Bu konuşma geçtiğimiz günlerde Kırgızistan Parlamentosu Jogorku Keneş’te yaşandı. Bu tartışma, Turizm Geliştirme ve Destekleme Fonu Başkanı Yelena Kalaşnikova ile Milletvekili Toktogul Kunduzbek Sulaymanov arasında geçti.

Yelena Kalaşnikova’nın sürekli olarak Rusça konuşması milletvekilinin haklı olarak kızmasına sebep oldu. Tartışma sırasında Sulaymanov, Kalaşnikova’nın Kırgızistan’da kaç yıl yaşadığını sorduğunda, 25 yıl yanıtını verince, “Neden Kırgızca merhaba bile demeyi bilmiyorsunuz? Bununla mı turizmi geliştirmek istiyorsunuz? Utanmıyor musunuz?” cevabını verdi.

Kırgız Meclisinde yaşanan bu olay, halkın seçtiği bir milletvekilinin verdiği yerinde bir tepkiyi ortaya koyuyor. Jogorku Keneş’te yaşanan bu tartışma, umarım örnek olur ve sadece Kırgızistan’da değil, diğer Türk Cumhuriyetleri Parlamentolarında da Türk dili dışında yapılan konuşmalar artık son bulur.

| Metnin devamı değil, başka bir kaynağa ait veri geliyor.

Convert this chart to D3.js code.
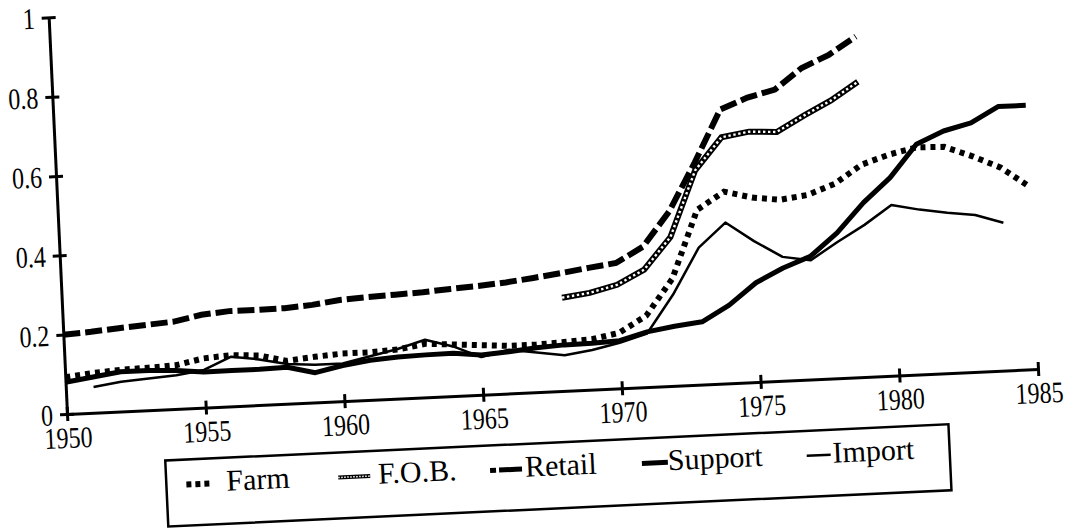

Bu durum şunu gösteriyor, Çarlık Rusya’sından bu yana ortaya koyduğu emperyal ve dayatmacı siyaset bugün de etkisini gösteriyor. Türk Cumhuriyetlerine yerleştirdiği nüfusun, üstten bakan, dayatmacı yaklaşımı yıllar geçse de hiçbir şekilde değişmiyor. Sovyetler yıkılsa dahi Rus zihniyetinde bir adım değişme yok. Hal böyle olunca, bağımsız Türk Cumhuriyetleri, kendi egemenliklerini, dillerini, kültürlerini korumak için ayağa kalktıklarında karşılarına Yelena Kalaşnikova gibi örnekler çıkıyor. Ne acıdır ki, bu yüz binlerce örnekten sadece birisi.